▸ DATA SHOWN:
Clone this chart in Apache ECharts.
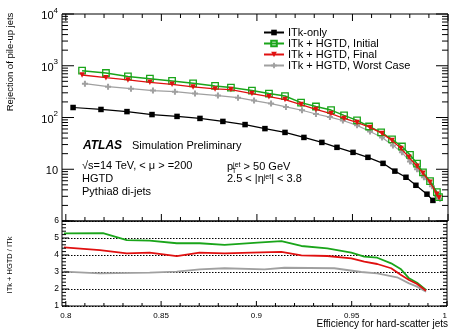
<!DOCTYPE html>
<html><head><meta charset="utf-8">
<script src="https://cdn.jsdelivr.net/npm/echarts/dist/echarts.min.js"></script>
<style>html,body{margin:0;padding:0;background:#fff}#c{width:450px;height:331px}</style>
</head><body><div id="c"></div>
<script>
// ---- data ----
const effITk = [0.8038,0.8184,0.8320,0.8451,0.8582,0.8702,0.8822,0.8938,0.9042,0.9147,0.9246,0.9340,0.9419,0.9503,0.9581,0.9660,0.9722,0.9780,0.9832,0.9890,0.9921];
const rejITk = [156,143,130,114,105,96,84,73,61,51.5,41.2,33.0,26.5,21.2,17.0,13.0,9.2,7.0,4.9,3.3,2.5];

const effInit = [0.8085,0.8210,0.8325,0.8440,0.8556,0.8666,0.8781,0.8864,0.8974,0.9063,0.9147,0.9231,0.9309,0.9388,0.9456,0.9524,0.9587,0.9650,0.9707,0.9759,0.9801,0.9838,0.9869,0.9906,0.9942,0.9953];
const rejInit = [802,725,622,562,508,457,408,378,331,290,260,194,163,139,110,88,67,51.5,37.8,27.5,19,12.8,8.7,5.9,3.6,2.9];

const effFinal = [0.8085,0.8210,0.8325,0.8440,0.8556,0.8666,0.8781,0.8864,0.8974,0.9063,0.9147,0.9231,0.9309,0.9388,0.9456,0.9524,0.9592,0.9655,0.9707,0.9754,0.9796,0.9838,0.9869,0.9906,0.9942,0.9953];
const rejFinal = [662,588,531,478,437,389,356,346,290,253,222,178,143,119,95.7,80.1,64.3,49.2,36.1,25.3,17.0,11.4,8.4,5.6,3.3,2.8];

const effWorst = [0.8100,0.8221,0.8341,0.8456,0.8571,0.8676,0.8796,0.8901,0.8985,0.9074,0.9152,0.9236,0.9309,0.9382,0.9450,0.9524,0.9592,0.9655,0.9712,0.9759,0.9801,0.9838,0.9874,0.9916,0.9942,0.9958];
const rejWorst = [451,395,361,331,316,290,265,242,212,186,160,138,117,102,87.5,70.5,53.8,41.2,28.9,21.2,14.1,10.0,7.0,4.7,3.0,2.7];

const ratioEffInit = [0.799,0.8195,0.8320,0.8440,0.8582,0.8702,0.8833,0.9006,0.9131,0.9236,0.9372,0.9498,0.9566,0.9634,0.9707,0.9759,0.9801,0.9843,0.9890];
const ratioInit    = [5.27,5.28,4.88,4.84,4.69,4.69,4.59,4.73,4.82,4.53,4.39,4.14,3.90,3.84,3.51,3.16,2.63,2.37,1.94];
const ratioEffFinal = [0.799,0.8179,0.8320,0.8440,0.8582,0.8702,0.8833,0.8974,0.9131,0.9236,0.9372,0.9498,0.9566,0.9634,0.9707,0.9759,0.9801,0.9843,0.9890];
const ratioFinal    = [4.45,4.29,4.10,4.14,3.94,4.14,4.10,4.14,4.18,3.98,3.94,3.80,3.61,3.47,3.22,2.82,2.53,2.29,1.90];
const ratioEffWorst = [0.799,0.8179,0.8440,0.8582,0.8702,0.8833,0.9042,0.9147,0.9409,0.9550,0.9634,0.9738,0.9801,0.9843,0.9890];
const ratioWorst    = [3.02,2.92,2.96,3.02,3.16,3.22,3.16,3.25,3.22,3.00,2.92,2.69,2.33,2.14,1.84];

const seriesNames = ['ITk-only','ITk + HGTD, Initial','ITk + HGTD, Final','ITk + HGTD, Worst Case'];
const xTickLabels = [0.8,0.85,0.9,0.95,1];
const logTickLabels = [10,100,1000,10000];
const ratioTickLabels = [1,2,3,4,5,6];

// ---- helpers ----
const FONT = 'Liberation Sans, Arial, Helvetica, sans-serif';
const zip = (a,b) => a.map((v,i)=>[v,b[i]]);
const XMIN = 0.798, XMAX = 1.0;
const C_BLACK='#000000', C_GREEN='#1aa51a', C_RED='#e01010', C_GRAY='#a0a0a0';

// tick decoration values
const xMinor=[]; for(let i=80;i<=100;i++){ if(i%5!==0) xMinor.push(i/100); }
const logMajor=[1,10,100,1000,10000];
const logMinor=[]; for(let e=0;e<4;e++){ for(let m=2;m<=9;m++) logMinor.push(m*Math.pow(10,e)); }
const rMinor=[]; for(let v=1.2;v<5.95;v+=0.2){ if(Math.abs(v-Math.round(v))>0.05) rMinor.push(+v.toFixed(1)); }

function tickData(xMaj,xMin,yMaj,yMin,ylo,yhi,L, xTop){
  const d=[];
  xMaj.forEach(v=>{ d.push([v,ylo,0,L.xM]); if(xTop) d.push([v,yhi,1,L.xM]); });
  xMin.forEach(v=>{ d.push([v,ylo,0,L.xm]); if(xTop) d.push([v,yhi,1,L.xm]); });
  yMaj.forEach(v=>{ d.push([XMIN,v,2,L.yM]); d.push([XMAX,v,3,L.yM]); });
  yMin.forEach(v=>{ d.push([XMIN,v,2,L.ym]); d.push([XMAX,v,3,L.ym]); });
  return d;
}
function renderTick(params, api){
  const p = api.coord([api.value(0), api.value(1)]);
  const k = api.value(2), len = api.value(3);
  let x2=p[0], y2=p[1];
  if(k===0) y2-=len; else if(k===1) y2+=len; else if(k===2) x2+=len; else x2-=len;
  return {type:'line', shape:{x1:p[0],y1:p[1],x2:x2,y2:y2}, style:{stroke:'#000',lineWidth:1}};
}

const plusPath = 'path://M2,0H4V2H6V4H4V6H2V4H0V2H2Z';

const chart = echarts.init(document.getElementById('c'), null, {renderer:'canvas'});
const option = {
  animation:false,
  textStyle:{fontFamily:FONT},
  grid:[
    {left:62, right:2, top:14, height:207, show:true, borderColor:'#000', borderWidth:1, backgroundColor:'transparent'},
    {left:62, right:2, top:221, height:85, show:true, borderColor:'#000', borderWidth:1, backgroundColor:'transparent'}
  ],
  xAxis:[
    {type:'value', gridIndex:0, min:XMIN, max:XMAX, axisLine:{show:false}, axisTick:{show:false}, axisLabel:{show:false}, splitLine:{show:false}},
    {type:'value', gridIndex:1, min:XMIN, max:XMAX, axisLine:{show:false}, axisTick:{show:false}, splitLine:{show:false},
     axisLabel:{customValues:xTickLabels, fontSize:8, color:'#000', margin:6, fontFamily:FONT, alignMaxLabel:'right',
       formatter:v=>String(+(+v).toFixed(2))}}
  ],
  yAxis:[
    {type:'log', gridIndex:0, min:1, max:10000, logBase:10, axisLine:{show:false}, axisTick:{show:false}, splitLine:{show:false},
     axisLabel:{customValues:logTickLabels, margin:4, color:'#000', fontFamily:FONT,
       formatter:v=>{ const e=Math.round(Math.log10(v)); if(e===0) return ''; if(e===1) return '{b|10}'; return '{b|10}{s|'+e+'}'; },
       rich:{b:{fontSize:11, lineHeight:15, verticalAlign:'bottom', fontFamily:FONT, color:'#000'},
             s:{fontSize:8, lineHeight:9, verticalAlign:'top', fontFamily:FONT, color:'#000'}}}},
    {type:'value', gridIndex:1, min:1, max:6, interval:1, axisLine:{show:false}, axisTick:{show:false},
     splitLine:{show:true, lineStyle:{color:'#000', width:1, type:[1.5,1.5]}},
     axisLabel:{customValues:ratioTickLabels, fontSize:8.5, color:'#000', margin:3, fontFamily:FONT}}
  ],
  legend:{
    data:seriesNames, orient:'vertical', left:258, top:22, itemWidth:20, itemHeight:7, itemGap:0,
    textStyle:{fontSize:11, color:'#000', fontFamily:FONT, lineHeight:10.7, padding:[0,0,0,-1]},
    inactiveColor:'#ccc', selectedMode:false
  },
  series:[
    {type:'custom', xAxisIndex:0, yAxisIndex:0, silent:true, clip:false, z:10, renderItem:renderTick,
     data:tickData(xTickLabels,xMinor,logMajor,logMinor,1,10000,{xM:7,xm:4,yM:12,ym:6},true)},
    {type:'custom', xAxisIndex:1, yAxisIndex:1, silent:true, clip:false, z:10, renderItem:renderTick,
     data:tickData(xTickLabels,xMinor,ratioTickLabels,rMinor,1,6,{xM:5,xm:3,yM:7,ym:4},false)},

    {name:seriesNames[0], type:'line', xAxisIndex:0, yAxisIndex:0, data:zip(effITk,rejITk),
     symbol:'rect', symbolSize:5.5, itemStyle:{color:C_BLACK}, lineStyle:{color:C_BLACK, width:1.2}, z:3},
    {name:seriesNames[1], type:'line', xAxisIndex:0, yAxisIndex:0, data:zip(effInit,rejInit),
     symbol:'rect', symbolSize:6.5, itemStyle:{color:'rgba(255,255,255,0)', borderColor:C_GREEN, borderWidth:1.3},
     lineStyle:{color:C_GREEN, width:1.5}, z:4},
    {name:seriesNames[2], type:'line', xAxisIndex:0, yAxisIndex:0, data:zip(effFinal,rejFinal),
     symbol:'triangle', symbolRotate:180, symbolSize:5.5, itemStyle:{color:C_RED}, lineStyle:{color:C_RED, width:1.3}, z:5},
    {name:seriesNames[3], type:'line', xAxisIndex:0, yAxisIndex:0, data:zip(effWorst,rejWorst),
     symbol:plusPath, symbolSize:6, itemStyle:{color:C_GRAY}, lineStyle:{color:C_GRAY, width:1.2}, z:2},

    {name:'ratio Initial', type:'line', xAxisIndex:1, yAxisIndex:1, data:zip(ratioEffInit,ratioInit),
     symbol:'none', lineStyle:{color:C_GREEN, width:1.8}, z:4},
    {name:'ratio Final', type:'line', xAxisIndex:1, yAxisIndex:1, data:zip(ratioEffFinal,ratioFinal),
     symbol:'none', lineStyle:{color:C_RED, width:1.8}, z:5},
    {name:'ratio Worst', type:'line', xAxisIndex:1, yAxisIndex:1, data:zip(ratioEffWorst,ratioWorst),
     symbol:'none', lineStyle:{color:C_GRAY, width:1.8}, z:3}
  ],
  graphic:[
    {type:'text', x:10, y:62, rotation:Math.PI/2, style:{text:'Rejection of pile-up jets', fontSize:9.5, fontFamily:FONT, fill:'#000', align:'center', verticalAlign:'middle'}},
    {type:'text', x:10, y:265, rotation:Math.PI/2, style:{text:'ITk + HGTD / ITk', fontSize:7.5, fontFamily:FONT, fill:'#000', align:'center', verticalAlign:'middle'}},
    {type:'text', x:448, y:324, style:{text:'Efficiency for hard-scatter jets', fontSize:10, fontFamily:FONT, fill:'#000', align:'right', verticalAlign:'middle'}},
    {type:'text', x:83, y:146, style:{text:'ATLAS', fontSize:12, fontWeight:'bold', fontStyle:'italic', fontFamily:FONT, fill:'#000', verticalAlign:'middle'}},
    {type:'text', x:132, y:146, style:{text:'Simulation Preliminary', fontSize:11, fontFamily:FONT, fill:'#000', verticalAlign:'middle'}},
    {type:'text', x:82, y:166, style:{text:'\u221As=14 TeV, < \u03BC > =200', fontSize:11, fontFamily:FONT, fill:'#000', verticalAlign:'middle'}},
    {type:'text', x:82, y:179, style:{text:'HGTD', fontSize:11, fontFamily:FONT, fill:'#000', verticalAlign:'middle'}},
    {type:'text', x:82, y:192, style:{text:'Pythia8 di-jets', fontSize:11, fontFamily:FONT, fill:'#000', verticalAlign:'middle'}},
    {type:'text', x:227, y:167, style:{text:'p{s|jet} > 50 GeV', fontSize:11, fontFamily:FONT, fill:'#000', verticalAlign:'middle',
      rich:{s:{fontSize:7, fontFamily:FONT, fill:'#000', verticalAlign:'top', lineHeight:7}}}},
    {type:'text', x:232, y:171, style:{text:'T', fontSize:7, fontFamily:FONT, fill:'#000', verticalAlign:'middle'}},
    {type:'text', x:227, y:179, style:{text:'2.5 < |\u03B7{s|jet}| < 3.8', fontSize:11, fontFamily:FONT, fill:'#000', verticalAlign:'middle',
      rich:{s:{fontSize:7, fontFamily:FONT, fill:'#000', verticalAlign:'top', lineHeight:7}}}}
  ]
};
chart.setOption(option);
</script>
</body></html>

---

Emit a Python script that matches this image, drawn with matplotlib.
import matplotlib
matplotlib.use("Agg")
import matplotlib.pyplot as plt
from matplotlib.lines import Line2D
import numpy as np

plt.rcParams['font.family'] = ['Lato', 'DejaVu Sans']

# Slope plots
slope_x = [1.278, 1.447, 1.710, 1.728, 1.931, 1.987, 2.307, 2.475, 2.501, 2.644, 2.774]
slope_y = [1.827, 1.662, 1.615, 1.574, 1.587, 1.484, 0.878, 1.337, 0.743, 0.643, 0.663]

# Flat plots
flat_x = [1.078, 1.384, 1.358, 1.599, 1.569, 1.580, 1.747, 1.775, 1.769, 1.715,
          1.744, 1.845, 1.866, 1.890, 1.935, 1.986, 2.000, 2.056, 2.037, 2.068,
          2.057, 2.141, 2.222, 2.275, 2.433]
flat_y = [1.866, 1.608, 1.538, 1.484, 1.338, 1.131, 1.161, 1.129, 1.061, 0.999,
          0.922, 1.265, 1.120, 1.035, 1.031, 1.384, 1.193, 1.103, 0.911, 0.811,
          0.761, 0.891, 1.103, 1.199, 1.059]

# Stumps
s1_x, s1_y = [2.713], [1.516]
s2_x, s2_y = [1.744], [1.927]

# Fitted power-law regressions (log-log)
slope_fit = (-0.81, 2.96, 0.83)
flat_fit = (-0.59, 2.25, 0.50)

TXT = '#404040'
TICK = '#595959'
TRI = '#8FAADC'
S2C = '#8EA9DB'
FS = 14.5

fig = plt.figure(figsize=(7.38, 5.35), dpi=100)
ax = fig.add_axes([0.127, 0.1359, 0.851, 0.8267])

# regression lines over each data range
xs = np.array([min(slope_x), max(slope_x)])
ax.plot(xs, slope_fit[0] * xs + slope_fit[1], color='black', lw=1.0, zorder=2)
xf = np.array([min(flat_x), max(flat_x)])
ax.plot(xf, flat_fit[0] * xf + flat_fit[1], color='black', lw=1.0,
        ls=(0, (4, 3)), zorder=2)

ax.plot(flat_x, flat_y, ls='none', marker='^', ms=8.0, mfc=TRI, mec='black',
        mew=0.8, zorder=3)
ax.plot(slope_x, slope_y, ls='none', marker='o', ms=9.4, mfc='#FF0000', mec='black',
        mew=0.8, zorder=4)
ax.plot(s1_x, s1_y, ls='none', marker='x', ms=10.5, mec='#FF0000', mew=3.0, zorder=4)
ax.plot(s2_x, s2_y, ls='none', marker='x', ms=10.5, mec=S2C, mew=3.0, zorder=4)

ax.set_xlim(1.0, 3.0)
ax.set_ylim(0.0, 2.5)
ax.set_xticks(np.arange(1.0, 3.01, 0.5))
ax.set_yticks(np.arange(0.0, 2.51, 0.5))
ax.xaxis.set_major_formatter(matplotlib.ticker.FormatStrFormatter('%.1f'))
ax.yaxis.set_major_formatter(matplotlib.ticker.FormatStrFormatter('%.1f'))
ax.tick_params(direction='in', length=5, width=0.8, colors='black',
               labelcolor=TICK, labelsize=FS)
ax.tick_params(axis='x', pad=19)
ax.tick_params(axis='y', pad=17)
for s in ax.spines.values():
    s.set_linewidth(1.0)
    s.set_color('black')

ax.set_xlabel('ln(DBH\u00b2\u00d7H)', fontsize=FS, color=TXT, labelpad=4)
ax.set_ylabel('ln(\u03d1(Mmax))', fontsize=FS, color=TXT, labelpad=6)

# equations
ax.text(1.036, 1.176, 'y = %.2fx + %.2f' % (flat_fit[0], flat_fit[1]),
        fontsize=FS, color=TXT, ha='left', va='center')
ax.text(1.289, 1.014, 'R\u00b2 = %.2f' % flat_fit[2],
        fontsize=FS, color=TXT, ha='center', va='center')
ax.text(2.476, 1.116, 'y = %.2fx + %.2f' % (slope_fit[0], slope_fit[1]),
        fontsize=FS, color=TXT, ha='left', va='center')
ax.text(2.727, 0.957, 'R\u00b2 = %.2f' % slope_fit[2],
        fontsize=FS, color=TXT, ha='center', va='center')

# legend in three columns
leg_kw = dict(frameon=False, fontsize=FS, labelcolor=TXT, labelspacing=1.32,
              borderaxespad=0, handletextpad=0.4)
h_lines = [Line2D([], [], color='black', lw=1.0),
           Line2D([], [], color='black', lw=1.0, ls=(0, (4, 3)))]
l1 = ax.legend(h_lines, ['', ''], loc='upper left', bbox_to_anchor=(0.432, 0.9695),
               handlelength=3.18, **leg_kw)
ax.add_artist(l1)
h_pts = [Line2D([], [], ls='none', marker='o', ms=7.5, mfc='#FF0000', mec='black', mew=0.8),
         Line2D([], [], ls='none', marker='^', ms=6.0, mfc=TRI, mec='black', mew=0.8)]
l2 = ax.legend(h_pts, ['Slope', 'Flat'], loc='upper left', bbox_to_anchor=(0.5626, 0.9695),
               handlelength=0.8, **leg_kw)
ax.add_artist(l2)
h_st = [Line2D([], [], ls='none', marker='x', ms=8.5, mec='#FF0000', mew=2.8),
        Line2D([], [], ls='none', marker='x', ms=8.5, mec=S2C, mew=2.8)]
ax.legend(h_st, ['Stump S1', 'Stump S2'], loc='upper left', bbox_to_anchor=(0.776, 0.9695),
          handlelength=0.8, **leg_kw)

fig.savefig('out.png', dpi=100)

* * *

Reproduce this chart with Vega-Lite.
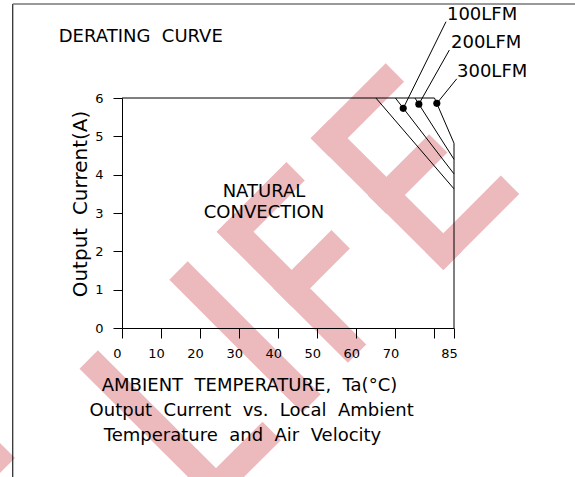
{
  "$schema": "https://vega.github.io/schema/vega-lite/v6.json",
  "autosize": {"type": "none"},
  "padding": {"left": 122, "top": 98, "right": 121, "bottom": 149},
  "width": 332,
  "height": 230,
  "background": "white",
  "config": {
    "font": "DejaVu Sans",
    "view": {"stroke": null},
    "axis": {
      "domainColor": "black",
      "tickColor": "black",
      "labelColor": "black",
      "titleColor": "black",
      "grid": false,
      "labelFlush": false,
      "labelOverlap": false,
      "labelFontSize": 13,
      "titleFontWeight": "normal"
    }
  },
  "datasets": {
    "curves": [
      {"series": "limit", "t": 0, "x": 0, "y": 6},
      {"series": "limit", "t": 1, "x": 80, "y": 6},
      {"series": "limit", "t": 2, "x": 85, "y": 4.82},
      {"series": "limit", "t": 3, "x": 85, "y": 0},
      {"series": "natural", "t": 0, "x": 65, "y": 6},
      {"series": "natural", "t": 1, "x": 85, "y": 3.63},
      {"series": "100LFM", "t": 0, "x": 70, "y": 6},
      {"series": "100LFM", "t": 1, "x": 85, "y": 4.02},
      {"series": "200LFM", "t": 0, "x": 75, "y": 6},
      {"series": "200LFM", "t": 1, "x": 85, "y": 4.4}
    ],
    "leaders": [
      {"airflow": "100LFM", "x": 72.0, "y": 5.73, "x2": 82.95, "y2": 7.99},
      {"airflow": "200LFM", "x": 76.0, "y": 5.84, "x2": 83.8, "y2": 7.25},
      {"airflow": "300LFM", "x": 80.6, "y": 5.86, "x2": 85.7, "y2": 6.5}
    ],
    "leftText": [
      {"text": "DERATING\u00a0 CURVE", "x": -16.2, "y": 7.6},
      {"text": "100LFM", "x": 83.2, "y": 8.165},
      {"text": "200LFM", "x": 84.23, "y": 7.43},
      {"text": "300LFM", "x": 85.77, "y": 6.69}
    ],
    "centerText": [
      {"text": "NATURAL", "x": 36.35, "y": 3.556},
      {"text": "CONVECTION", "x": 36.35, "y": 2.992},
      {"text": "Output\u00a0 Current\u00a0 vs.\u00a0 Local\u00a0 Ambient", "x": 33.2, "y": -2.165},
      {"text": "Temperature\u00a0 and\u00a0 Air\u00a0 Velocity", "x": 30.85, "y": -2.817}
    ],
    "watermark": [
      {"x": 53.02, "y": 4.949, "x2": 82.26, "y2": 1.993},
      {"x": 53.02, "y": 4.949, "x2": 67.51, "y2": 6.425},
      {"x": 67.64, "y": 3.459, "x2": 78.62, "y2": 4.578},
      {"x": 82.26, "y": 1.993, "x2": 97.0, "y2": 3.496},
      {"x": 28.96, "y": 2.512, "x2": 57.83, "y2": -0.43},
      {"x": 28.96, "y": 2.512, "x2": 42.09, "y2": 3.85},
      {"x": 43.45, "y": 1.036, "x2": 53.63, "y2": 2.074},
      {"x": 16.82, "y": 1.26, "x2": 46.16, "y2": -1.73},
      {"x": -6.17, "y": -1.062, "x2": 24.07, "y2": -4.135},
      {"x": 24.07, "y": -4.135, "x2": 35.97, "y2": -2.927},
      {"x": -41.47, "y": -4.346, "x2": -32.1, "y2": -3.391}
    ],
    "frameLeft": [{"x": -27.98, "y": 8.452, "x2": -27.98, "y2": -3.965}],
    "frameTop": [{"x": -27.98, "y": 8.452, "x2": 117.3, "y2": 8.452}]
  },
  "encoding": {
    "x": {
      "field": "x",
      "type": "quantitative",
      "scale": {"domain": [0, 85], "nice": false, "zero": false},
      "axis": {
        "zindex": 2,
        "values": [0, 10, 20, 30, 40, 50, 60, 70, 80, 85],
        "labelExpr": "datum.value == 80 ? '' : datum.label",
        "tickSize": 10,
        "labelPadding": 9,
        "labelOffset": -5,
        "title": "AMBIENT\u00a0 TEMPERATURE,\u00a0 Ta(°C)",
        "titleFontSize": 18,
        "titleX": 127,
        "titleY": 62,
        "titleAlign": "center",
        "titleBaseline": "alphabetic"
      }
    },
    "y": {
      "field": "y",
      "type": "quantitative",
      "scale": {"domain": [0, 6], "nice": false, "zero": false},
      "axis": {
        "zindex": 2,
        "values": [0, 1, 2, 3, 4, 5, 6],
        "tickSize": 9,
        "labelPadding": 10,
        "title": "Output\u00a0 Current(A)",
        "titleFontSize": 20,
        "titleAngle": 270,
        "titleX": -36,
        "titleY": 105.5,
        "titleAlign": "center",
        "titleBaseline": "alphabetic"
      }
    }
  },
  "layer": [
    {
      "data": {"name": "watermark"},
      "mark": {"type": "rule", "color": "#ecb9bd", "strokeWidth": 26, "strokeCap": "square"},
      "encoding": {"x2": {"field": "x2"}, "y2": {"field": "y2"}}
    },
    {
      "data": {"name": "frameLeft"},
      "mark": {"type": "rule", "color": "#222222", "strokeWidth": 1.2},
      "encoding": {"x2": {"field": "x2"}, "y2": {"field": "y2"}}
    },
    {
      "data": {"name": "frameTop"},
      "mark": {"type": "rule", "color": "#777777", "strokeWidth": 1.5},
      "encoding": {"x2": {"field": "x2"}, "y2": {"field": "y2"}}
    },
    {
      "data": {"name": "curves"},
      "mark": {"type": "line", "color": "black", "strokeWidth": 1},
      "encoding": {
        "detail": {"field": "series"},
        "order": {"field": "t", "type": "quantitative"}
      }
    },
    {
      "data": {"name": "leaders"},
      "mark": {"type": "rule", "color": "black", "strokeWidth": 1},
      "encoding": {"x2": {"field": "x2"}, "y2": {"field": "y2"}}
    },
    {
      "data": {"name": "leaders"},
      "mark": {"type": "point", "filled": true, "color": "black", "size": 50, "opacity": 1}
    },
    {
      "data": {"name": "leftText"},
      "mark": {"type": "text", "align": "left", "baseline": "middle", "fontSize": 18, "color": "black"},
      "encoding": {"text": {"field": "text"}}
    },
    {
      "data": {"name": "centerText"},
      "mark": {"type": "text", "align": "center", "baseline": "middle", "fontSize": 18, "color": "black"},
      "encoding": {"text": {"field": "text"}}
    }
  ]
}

▸ SHORT TASK: Reproduce word for word the material above, beginning with the line that contains "Emit a Python" and ending with the line that contains "0.743, 0.643, 0.663]".

▸ WRITTEN RESPONSE:
Emit a Python script that matches this image, drawn with matplotlib.
import matplotlib
matplotlib.use("Agg")
import matplotlib.pyplot as plt
from matplotlib.lines import Line2D
import numpy as np

plt.rcParams['font.family'] = ['Lato', 'DejaVu Sans']

# Slope plots
slope_x = [1.278, 1.447, 1.710, 1.728, 1.931, 1.987, 2.307, 2.475, 2.501, 2.644, 2.774]
slope_y = [1.827, 1.662, 1.615, 1.574, 1.587, 1.484, 0.878, 1.337, 0.743, 0.643, 0.663]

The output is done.